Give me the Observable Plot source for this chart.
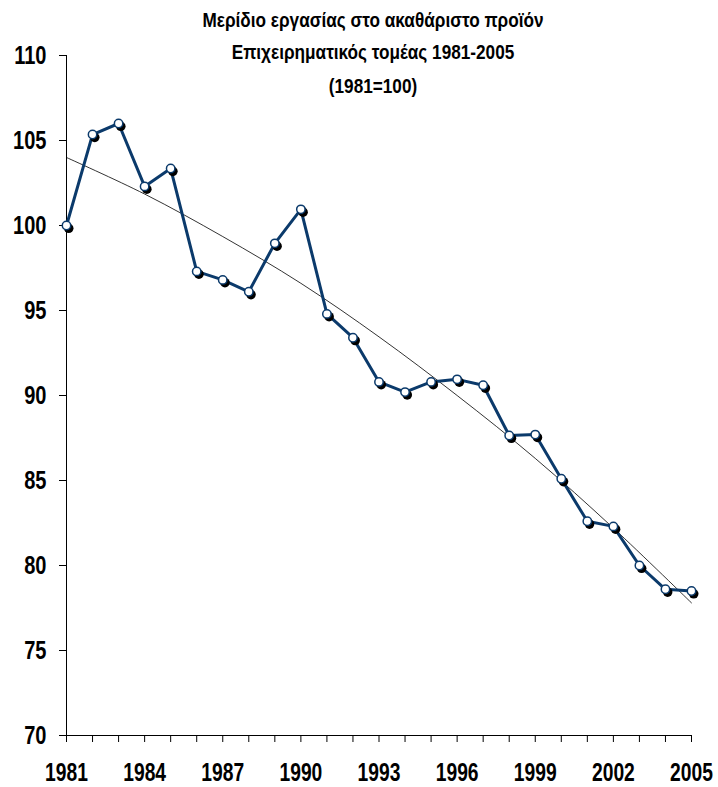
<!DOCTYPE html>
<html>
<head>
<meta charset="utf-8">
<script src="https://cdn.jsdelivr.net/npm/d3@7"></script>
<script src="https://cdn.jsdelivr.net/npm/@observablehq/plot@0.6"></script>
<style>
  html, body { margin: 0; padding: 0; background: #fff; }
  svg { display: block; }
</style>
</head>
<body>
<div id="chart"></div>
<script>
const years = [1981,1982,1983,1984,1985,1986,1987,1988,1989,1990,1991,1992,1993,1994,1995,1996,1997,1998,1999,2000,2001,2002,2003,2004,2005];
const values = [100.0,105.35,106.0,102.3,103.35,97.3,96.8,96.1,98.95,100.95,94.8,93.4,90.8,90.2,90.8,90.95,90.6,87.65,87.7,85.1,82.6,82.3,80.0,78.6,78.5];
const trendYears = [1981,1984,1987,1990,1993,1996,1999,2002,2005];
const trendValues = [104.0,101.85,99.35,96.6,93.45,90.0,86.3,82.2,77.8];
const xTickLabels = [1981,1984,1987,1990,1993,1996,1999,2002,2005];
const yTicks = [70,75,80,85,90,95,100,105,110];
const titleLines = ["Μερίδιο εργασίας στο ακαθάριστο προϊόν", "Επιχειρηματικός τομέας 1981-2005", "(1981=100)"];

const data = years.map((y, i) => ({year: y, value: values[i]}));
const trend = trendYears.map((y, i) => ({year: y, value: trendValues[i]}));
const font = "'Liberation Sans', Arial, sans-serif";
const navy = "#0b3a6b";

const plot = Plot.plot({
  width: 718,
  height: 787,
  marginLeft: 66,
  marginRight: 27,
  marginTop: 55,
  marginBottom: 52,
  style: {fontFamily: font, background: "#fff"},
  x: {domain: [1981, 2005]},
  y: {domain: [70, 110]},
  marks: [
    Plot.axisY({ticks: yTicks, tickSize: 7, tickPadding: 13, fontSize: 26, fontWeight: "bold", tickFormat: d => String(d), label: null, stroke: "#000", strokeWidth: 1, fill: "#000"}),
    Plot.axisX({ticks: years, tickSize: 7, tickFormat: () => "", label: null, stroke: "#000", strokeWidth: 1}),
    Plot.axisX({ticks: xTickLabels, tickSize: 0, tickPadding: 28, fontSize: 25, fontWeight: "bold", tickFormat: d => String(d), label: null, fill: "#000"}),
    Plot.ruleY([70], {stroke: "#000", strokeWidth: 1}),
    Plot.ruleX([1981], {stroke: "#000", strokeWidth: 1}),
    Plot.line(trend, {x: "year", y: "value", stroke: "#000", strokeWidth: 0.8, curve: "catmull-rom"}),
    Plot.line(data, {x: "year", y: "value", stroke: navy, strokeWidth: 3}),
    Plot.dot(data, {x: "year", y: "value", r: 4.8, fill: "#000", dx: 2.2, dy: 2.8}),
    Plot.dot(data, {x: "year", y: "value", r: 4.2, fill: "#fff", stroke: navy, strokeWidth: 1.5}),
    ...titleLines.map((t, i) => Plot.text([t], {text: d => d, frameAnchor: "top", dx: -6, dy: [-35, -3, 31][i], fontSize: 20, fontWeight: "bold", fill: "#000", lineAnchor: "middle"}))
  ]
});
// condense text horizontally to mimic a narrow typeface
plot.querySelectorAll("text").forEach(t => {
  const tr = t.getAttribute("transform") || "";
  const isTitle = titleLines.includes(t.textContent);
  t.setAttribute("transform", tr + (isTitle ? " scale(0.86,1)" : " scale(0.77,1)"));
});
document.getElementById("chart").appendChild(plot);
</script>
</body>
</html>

————

- REQUIREMENT -
Quote the material exactly. Pictures stay out.

- RESULT OF THE TASK -
Give me the Observable Plot source for this chart.
<!DOCTYPE html>
<html>
<head>
<meta charset="utf-8">
<script src="https://cdn.jsdelivr.net/npm/d3@7"></script>
<script src="https://cdn.jsdelivr.net/npm/@observablehq/plot@0.6"></script>
<style>
  html, body { margin: 0; padding: 0; background: #fff; }
  svg { display: block; }
</style>
</head>
<body>
<div id="chart"></div>
<script>
const years = [1981,1982,1983,1984,1985,1986,1987,1988,1989,1990,1991,1992,1993,1994,1995,1996,1997,1998,1999,2000,2001,2002,2003,2004,2005];
const values = [100.0,105.35,106.0,102.3,103.35,97.3,96.8,96.1,98.95,100.95,94.8,93.4,90.8,90.2,90.8,90.95,90.6,87.65,87.7,85.1,82.6,82.3,80.0,78.6,78.5];
const trendYears = [1981,1984,1987,1990,1993,1996,1999,2002,2005];
const trendValues = [104.0,101.85,99.35,96.6,93.45,90.0,86.3,82.2,77.8];
const xTickLabels = [1981,1984,1987,1990,1993,1996,1999,2002,2005];
const yTicks = [70,75,80,85,90,95,100,105,110];
const titleLines = ["Μερίδιο εργασίας στο ακαθάριστο προϊόν", "Επιχειρηματικός τομέας 1981-2005", "(1981=100)"];

const data = years.map((y, i) => ({year: y, value: values[i]}));
const trend = trendYears.map((y, i) => ({year: y, value: trendValues[i]}));
const font = "'Liberation Sans', Arial, sans-serif";
const navy = "#0b3a6b";

const plot = Plot.plot({
  width: 718,
  height: 787,
  marginLeft: 66,
  marginRight: 27,
  marginTop: 55,
  marginBottom: 52,
  style: {fontFamily: font, background: "#fff"},
  x: {domain: [1981, 2005]},
  y: {domain: [70, 110]},
  marks: [
    Plot.axisY({ticks: yTicks, tickSize: 7, tickPadding: 13, fontSize: 26, fontWeight: "bold", tickFormat: d => String(d), label: null, stroke: "#000", strokeWidth: 1, fill: "#000"}),
    Plot.axisX({ticks: years, tickSize: 7, tickFormat: () => "", label: null, stroke: "#000", strokeWidth: 1}),
    Plot.axisX({ticks: xTickLabels, tickSize: 0, tickPadding: 28, fontSize: 25, fontWeight: "bold", tickFormat: d => String(d), label: null, fill: "#000"}),
    Plot.ruleY([70], {stroke: "#000", strokeWidth: 1}),
    Plot.ruleX([1981], {stroke: "#000", strokeWidth: 1}),
    Plot.line(trend, {x: "year", y: "value", stroke: "#000", strokeWidth: 0.8, curve: "catmull-rom"}),
    Plot.line(data, {x: "year", y: "value", stroke: navy, strokeWidth: 3}),
    Plot.dot(data, {x: "year", y: "value", r: 4.8, fill: "#000", dx: 2.2, dy: 2.8}),
    Plot.dot(data, {x: "year", y: "value", r: 4.2, fill: "#fff", stroke: navy, strokeWidth: 1.5}),
    ...titleLines.map((t, i) => Plot.text([t], {text: d => d, frameAnchor: "top", dx: -6, dy: [-35, -3, 31][i], fontSize: 20, fontWeight: "bold", fill: "#000", lineAnchor: "middle"}))
  ]
});
// condense text horizontally to mimic a narrow typeface
plot.querySelectorAll("text").forEach(t => {
  const tr = t.getAttribute("transform") || "";
  const isTitle = titleLines.includes(t.textContent);
  t.setAttribute("transform", tr + (isTitle ? " scale(0.86,1)" : " scale(0.77,1)"));
});
document.getElementById("chart").appendChild(plot);
</script>
</body>
</html>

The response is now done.